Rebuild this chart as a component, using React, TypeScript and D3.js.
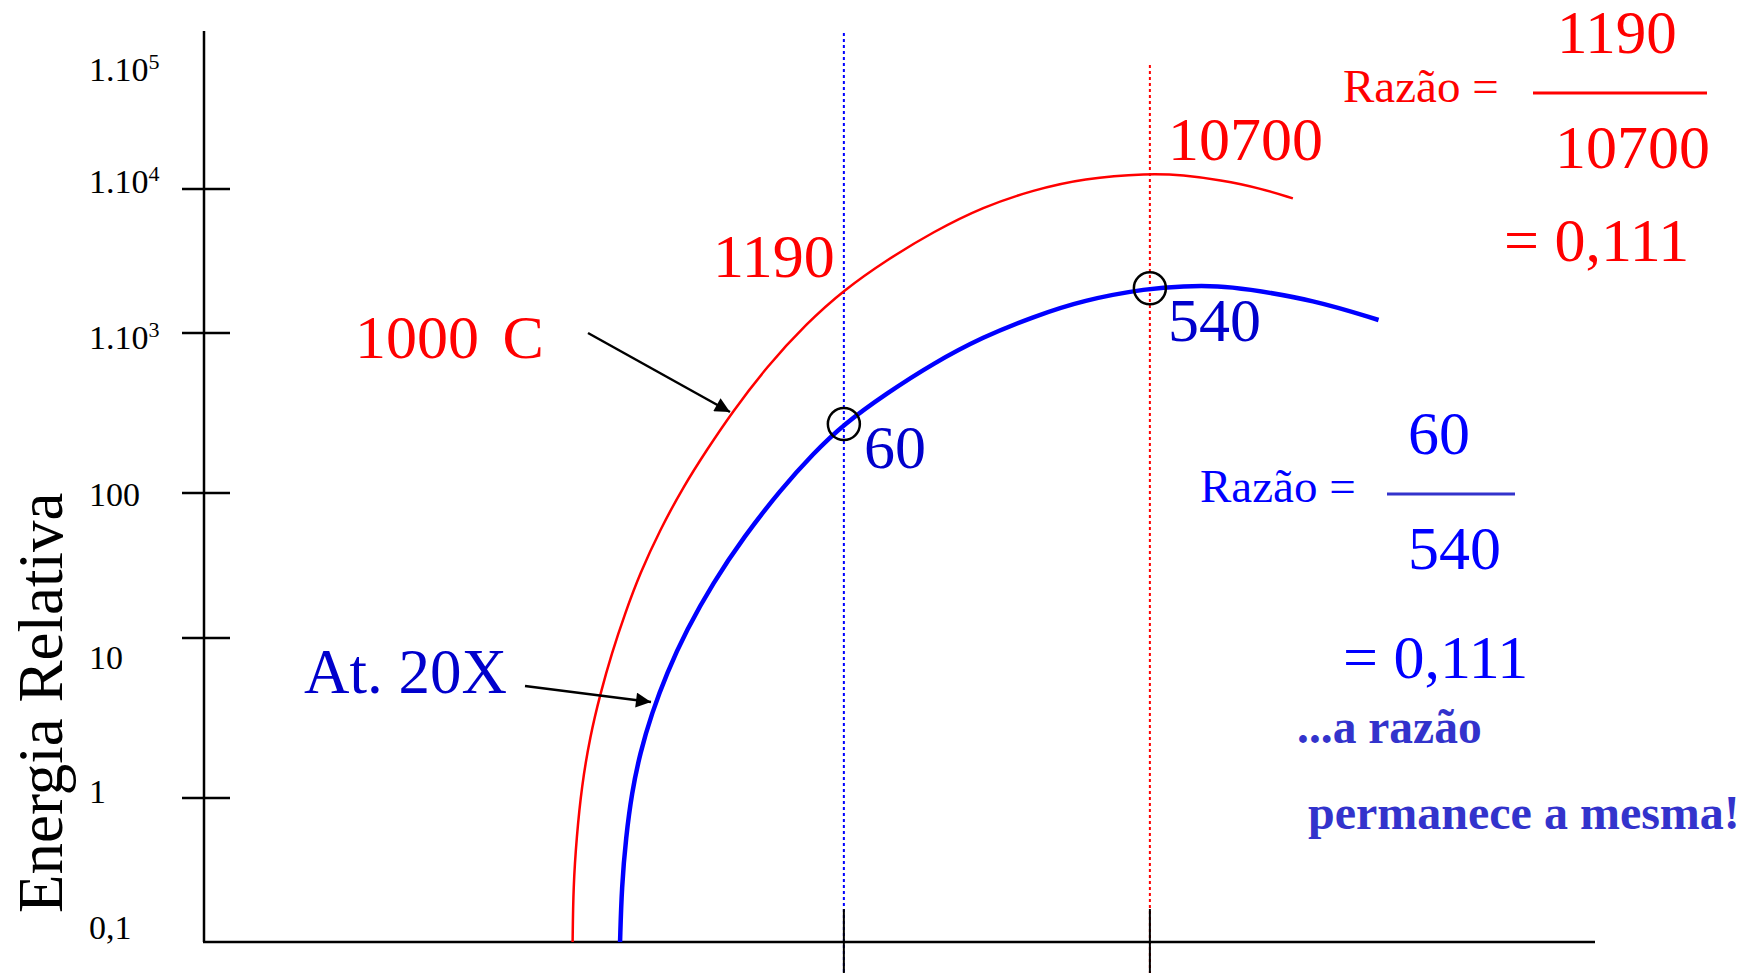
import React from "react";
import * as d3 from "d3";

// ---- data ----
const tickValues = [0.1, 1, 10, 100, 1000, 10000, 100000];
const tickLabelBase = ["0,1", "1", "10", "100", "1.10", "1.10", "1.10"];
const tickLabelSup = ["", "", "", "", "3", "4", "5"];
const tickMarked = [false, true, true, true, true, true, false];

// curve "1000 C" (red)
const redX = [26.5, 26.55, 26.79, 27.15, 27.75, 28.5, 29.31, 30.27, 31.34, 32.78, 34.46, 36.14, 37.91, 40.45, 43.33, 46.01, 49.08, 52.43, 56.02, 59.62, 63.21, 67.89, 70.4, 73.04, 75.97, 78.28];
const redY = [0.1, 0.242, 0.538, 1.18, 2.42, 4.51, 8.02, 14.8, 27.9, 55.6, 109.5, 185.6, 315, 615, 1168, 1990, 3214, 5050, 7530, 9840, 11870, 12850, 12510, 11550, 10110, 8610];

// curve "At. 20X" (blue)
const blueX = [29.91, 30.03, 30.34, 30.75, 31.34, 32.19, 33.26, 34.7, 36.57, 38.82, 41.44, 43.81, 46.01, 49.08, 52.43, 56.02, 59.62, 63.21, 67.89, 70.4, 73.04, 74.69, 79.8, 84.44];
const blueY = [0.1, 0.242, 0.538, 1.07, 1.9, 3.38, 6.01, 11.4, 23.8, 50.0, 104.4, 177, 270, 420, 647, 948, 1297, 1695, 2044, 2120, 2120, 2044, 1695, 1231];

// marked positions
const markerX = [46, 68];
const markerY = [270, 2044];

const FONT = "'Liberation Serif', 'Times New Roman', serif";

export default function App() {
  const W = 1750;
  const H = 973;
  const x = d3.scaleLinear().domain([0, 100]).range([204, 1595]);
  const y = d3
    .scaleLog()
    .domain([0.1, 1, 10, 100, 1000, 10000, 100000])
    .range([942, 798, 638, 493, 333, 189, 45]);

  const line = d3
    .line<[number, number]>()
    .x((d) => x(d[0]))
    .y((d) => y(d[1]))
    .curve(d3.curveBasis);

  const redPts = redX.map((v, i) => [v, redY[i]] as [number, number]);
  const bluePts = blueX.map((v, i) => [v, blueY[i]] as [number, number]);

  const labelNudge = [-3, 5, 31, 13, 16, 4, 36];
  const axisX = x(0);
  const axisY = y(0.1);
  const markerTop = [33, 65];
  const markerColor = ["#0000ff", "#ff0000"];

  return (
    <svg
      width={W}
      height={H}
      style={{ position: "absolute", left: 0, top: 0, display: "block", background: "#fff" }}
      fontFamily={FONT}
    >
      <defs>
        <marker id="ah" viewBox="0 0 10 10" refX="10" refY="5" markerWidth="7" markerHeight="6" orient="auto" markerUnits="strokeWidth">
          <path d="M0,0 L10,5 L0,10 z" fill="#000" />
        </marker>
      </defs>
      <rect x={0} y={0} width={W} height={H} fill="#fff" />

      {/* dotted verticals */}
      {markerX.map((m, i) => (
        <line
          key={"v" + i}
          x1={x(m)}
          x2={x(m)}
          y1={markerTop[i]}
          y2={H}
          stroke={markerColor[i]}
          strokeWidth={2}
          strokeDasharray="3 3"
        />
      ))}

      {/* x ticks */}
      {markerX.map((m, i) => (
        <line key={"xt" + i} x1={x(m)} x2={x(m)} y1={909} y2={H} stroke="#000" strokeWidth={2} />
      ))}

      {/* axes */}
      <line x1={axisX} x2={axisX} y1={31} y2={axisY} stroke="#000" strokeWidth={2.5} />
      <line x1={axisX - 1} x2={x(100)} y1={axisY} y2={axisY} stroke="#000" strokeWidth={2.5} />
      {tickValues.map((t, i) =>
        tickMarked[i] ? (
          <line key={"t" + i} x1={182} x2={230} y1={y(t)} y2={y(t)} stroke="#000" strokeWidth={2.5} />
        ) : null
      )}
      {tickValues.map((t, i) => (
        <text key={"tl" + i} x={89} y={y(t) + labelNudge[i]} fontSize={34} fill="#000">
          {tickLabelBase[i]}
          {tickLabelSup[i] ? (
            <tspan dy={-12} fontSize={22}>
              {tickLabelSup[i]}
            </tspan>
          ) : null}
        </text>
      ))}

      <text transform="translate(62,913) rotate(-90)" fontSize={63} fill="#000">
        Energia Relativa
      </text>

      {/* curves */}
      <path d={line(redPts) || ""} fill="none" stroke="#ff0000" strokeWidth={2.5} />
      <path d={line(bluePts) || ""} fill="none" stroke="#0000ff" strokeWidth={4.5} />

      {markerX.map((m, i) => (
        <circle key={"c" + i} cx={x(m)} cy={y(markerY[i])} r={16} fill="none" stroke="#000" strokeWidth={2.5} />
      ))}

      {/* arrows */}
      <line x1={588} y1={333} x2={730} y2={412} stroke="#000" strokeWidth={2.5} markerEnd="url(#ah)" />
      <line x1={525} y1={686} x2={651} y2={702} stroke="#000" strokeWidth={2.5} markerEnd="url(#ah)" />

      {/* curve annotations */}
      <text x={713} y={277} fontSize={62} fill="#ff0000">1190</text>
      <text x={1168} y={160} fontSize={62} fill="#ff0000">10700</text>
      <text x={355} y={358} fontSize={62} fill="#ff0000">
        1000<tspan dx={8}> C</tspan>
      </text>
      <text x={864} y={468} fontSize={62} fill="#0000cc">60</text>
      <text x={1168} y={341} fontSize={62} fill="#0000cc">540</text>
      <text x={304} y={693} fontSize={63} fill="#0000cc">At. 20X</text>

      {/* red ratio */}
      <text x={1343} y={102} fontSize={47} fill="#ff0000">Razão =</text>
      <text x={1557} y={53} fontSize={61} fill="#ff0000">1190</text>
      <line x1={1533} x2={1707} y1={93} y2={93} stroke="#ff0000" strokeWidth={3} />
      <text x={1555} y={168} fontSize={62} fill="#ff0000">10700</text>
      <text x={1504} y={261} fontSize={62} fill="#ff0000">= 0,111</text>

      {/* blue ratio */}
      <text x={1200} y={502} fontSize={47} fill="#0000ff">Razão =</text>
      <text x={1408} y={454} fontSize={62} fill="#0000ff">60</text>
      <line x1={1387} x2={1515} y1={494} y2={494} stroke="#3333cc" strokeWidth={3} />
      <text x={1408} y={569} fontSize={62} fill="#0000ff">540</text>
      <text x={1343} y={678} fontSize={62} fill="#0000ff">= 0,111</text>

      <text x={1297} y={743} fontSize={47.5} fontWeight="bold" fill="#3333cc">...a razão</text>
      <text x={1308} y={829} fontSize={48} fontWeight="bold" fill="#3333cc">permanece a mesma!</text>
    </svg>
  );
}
□ □ □ □
AIM:
Return, unchanged, the lines from the first line of the material through the line that holds "const markerY = [270, 2044];", inclusive, omitting pictures.

WORKED SOLUTION:
Rebuild this chart as a component, using React, TypeScript and D3.js.
import React from "react";
import * as d3 from "d3";

// ---- data ----
const tickValues = [0.1, 1, 10, 100, 1000, 10000, 100000];
const tickLabelBase = ["0,1", "1", "10", "100", "1.10", "1.10", "1.10"];
const tickLabelSup = ["", "", "", "", "3", "4", "5"];
const tickMarked = [false, true, true, true, true, true, false];

// curve "1000 C" (red)
const redX = [26.5, 26.55, 26.79, 27.15, 27.75, 28.5, 29.31, 30.27, 31.34, 32.78, 34.46, 36.14, 37.91, 40.45, 43.33, 46.01, 49.08, 52.43, 56.02, 59.62, 63.21, 67.89, 70.4, 73.04, 75.97, 78.28];
const redY = [0.1, 0.242, 0.538, 1.18, 2.42, 4.51, 8.02, 14.8, 27.9, 55.6, 109.5, 185.6, 315, 615, 1168, 1990, 3214, 5050, 7530, 9840, 11870, 12850, 12510, 11550, 10110, 8610];

// curve "At. 20X" (blue)
const blueX = [29.91, 30.03, 30.34, 30.75, 31.34, 32.19, 33.26, 34.7, 36.57, 38.82, 41.44, 43.81, 46.01, 49.08, 52.43, 56.02, 59.62, 63.21, 67.89, 70.4, 73.04, 74.69, 79.8, 84.44];
const blueY = [0.1, 0.242, 0.538, 1.07, 1.9, 3.38, 6.01, 11.4, 23.8, 50.0, 104.4, 177, 270, 420, 647, 948, 1297, 1695, 2044, 2120, 2120, 2044, 1695, 1231];

// marked positions
const markerX = [46, 68];
const markerY = [270, 2044];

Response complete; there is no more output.